WHAT YOU HAVE TO DO — The lines from the top of the material below through the line containing "window_2 = [36, 447, 225, 636]" are to be printed exactly, with pictures omitted.

--- begin INFORMATION SUPPLIED ---

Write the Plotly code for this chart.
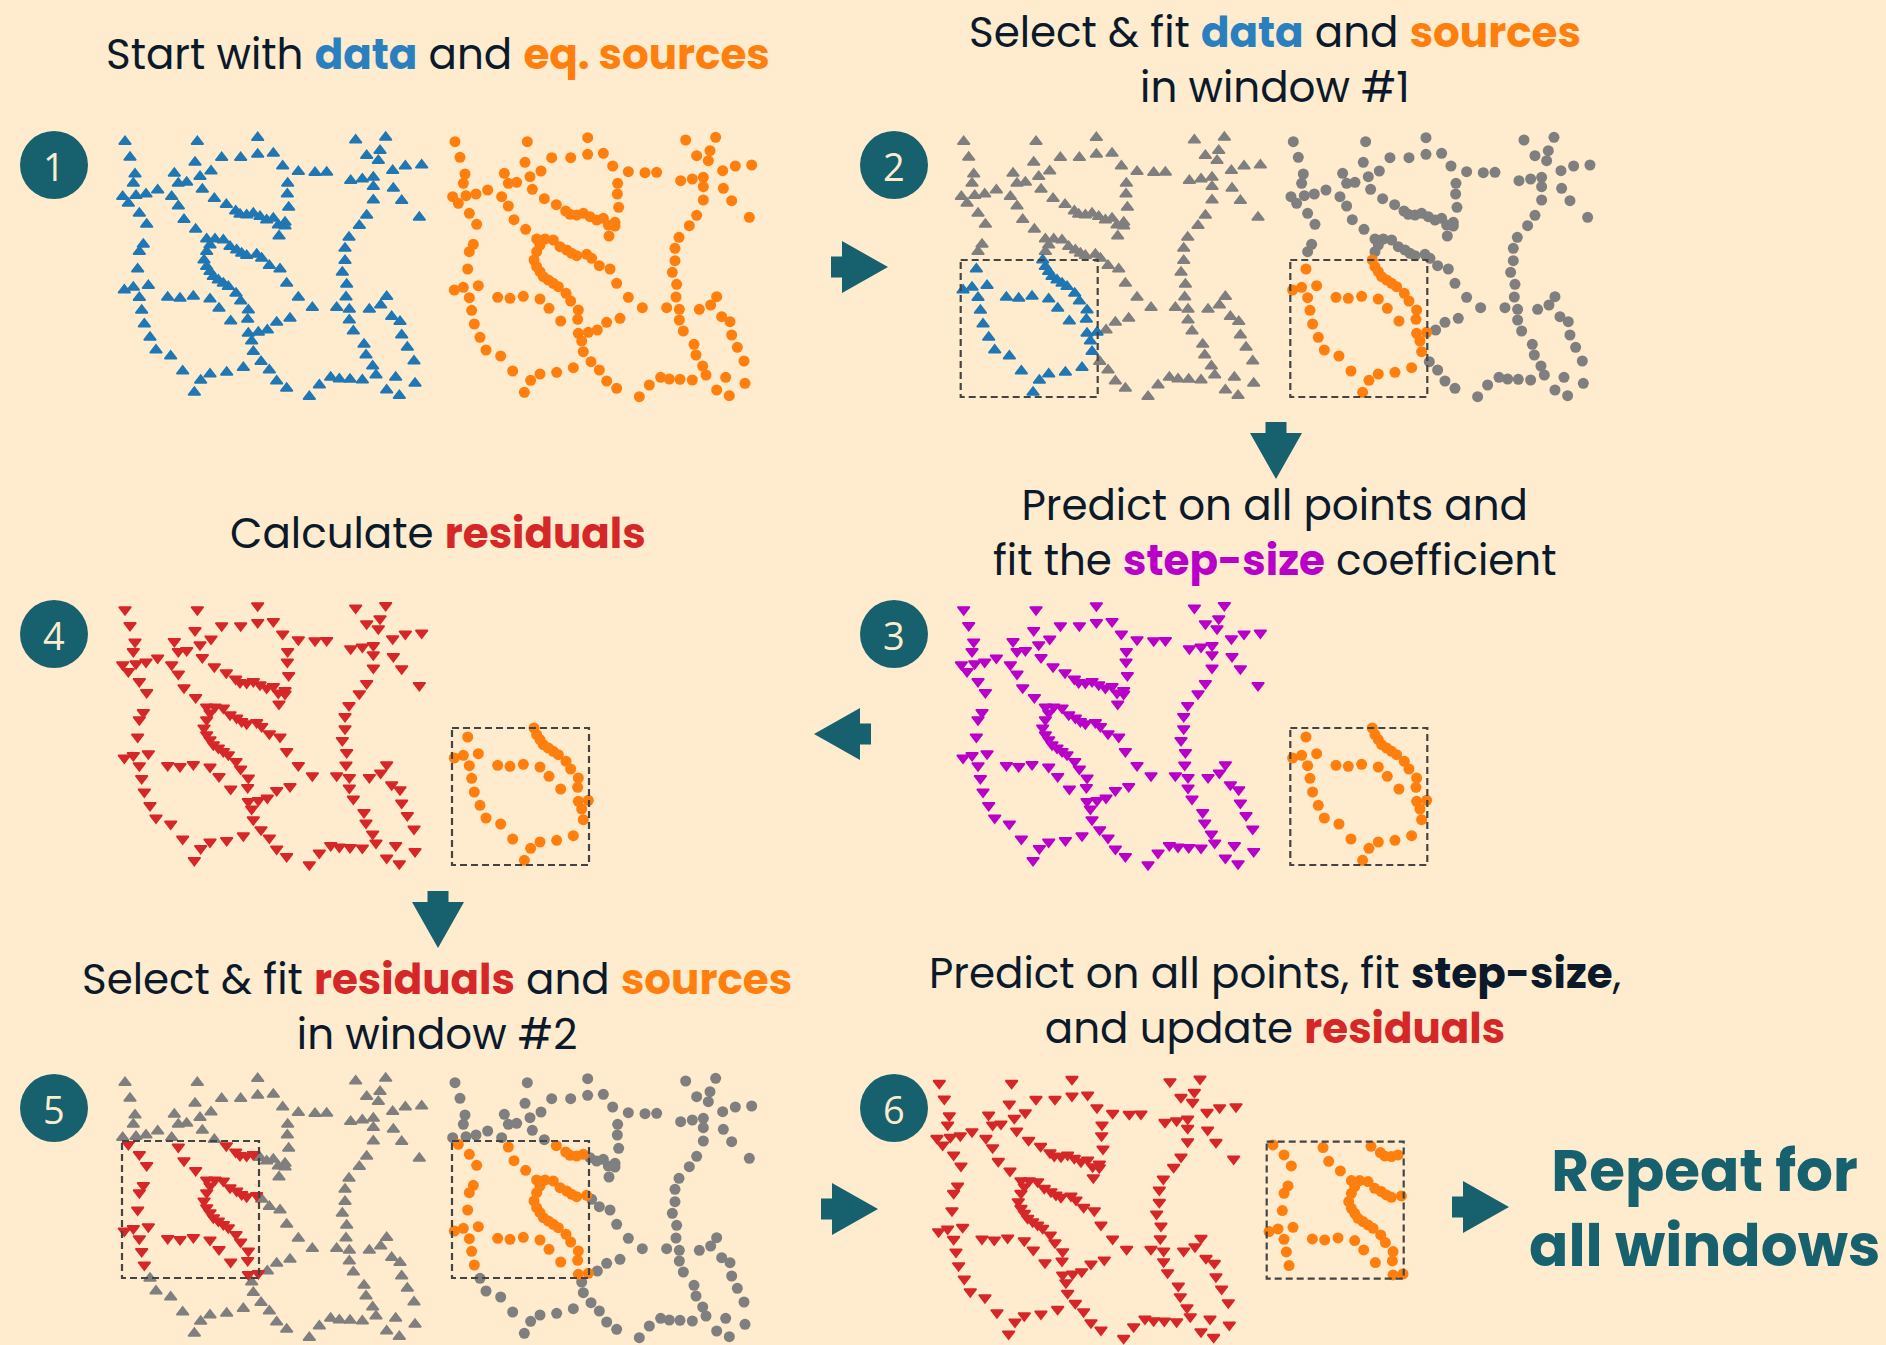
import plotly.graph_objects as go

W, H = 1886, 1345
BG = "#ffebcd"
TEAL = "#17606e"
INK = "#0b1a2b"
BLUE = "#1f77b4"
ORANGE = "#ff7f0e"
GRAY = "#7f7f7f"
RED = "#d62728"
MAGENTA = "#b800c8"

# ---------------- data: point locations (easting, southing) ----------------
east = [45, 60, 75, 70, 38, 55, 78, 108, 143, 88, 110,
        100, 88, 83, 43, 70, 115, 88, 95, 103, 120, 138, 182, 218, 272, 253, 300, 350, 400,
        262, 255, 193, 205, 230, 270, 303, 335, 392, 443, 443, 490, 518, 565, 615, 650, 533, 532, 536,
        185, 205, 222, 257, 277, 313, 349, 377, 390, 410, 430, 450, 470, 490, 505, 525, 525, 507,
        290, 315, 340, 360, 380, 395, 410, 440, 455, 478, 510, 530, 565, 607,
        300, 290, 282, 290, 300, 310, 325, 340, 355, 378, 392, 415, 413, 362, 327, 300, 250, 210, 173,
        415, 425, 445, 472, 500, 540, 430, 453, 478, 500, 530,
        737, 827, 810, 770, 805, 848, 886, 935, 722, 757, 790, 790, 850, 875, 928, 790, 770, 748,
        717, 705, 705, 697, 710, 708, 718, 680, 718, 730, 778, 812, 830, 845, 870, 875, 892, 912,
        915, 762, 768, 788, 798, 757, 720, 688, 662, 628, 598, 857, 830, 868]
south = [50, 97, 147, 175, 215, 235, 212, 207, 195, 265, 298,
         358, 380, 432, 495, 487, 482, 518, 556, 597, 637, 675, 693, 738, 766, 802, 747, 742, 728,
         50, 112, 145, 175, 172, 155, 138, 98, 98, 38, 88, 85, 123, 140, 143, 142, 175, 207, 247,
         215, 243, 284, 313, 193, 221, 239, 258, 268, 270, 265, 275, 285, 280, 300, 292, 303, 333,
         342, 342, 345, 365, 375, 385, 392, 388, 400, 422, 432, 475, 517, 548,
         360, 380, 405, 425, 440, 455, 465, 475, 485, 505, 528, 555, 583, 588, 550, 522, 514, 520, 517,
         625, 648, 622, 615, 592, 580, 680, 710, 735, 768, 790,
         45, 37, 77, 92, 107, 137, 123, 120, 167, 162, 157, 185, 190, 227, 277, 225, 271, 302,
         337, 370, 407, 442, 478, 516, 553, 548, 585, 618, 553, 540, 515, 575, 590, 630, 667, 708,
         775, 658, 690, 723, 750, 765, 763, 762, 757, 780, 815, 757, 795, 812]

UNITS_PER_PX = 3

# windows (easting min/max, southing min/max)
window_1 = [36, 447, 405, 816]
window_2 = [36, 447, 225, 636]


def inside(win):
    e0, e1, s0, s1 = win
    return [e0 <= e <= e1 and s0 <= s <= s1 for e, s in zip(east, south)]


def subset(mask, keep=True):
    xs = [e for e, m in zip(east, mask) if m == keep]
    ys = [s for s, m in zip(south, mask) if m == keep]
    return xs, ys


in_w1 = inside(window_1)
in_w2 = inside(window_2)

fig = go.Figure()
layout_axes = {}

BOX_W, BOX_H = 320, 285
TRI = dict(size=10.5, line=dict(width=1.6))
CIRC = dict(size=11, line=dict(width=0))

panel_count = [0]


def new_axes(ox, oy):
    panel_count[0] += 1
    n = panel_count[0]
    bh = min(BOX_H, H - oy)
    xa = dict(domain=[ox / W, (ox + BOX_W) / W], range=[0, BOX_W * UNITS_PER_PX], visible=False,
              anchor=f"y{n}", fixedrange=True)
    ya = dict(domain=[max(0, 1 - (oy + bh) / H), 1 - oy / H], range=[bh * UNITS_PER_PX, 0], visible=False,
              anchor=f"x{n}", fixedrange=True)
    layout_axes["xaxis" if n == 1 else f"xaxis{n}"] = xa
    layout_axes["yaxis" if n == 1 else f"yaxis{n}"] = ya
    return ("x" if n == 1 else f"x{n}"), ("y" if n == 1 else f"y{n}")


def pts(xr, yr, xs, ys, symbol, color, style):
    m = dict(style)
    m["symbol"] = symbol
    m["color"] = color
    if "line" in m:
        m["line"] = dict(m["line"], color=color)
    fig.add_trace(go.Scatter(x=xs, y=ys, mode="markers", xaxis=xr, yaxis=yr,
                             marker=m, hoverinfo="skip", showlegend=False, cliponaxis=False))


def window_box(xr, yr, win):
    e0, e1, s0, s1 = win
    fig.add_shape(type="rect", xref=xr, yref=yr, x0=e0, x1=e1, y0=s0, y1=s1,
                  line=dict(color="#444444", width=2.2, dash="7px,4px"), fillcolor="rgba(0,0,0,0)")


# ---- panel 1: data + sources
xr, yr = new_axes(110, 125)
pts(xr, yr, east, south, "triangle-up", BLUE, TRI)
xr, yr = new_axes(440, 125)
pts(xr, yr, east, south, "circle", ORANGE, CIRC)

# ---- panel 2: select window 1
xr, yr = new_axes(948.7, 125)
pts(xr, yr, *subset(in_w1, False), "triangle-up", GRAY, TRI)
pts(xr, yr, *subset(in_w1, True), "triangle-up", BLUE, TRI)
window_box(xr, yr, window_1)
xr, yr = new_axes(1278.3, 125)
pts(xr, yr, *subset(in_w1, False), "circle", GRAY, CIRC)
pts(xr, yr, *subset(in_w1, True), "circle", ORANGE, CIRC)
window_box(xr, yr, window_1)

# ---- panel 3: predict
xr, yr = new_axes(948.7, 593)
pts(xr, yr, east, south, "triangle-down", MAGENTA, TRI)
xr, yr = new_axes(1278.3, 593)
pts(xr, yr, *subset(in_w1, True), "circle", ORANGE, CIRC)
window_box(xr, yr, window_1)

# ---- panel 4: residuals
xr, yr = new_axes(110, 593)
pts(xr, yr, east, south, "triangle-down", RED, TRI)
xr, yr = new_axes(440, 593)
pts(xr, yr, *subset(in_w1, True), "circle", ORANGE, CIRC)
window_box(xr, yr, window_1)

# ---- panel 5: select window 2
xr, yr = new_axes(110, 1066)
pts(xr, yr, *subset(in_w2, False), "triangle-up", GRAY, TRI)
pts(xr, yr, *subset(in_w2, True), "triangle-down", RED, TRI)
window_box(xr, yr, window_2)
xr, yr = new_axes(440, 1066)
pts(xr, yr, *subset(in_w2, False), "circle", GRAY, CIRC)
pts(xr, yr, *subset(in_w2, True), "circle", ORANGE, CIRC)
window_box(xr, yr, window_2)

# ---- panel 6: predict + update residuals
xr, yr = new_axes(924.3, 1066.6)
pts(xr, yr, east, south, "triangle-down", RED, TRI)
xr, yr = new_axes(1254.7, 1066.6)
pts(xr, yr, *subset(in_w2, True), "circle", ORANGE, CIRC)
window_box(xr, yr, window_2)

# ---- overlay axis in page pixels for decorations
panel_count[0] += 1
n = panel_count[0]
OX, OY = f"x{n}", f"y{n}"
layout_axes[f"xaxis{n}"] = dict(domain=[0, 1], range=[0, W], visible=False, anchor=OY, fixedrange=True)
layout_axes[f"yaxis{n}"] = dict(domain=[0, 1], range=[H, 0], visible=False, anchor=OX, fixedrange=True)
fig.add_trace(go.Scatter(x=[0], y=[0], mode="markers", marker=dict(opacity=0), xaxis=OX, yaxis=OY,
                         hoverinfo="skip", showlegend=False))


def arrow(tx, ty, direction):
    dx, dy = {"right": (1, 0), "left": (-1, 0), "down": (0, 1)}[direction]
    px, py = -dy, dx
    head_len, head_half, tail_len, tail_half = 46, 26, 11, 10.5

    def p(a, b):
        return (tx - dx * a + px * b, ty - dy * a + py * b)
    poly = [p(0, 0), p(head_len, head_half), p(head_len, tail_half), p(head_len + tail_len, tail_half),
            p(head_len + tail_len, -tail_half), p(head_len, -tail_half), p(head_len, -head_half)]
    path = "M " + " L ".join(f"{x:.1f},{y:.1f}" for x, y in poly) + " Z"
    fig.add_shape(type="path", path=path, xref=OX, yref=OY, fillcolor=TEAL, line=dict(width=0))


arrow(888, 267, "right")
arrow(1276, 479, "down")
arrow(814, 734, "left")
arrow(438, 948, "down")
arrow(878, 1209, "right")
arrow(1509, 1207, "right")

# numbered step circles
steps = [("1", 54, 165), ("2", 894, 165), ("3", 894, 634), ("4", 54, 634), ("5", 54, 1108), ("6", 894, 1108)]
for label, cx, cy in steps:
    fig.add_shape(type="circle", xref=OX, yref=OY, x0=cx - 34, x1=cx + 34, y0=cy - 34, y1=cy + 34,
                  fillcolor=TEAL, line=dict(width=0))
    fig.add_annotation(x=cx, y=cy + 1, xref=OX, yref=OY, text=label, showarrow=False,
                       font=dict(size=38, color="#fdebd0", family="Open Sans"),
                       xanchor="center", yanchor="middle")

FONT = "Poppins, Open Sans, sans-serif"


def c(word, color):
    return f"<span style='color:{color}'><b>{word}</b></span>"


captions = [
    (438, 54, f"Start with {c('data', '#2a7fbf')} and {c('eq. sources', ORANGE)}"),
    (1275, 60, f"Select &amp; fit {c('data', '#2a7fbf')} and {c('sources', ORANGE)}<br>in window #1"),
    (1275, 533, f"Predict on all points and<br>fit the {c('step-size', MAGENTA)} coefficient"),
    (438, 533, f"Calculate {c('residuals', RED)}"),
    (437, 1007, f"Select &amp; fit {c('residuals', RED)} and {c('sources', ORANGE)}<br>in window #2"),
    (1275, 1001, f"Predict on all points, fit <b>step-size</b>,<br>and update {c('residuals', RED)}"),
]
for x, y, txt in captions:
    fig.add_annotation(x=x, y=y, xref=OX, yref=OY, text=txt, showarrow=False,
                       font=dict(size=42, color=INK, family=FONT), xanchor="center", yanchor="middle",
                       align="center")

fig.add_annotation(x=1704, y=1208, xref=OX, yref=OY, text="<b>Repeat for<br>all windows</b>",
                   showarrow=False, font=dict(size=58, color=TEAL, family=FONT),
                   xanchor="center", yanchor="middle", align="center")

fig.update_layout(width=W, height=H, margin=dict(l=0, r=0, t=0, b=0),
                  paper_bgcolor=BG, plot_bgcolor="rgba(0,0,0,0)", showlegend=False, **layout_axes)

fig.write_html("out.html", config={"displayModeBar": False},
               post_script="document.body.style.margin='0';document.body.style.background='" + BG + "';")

--- end INFORMATION SUPPLIED ---

THE SOLUTION —
Write the Plotly code for this chart.
import plotly.graph_objects as go

W, H = 1886, 1345
BG = "#ffebcd"
TEAL = "#17606e"
INK = "#0b1a2b"
BLUE = "#1f77b4"
ORANGE = "#ff7f0e"
GRAY = "#7f7f7f"
RED = "#d62728"
MAGENTA = "#b800c8"

# ---------------- data: point locations (easting, southing) ----------------
east = [45, 60, 75, 70, 38, 55, 78, 108, 143, 88, 110,
        100, 88, 83, 43, 70, 115, 88, 95, 103, 120, 138, 182, 218, 272, 253, 300, 350, 400,
        262, 255, 193, 205, 230, 270, 303, 335, 392, 443, 443, 490, 518, 565, 615, 650, 533, 532, 536,
        185, 205, 222, 257, 277, 313, 349, 377, 390, 410, 430, 450, 470, 490, 505, 525, 525, 507,
        290, 315, 340, 360, 380, 395, 410, 440, 455, 478, 510, 530, 565, 607,
        300, 290, 282, 290, 300, 310, 325, 340, 355, 378, 392, 415, 413, 362, 327, 300, 250, 210, 173,
        415, 425, 445, 472, 500, 540, 430, 453, 478, 500, 530,
        737, 827, 810, 770, 805, 848, 886, 935, 722, 757, 790, 790, 850, 875, 928, 790, 770, 748,
        717, 705, 705, 697, 710, 708, 718, 680, 718, 730, 778, 812, 830, 845, 870, 875, 892, 912,
        915, 762, 768, 788, 798, 757, 720, 688, 662, 628, 598, 857, 830, 868]
south = [50, 97, 147, 175, 215, 235, 212, 207, 195, 265, 298,
         358, 380, 432, 495, 487, 482, 518, 556, 597, 637, 675, 693, 738, 766, 802, 747, 742, 728,
         50, 112, 145, 175, 172, 155, 138, 98, 98, 38, 88, 85, 123, 140, 143, 142, 175, 207, 247,
         215, 243, 284, 313, 193, 221, 239, 258, 268, 270, 265, 275, 285, 280, 300, 292, 303, 333,
         342, 342, 345, 365, 375, 385, 392, 388, 400, 422, 432, 475, 517, 548,
         360, 380, 405, 425, 440, 455, 465, 475, 485, 505, 528, 555, 583, 588, 550, 522, 514, 520, 517,
         625, 648, 622, 615, 592, 580, 680, 710, 735, 768, 790,
         45, 37, 77, 92, 107, 137, 123, 120, 167, 162, 157, 185, 190, 227, 277, 225, 271, 302,
         337, 370, 407, 442, 478, 516, 553, 548, 585, 618, 553, 540, 515, 575, 590, 630, 667, 708,
         775, 658, 690, 723, 750, 765, 763, 762, 757, 780, 815, 757, 795, 812]

UNITS_PER_PX = 3

# windows (easting min/max, southing min/max)
window_1 = [36, 447, 405, 816]
window_2 = [36, 447, 225, 636]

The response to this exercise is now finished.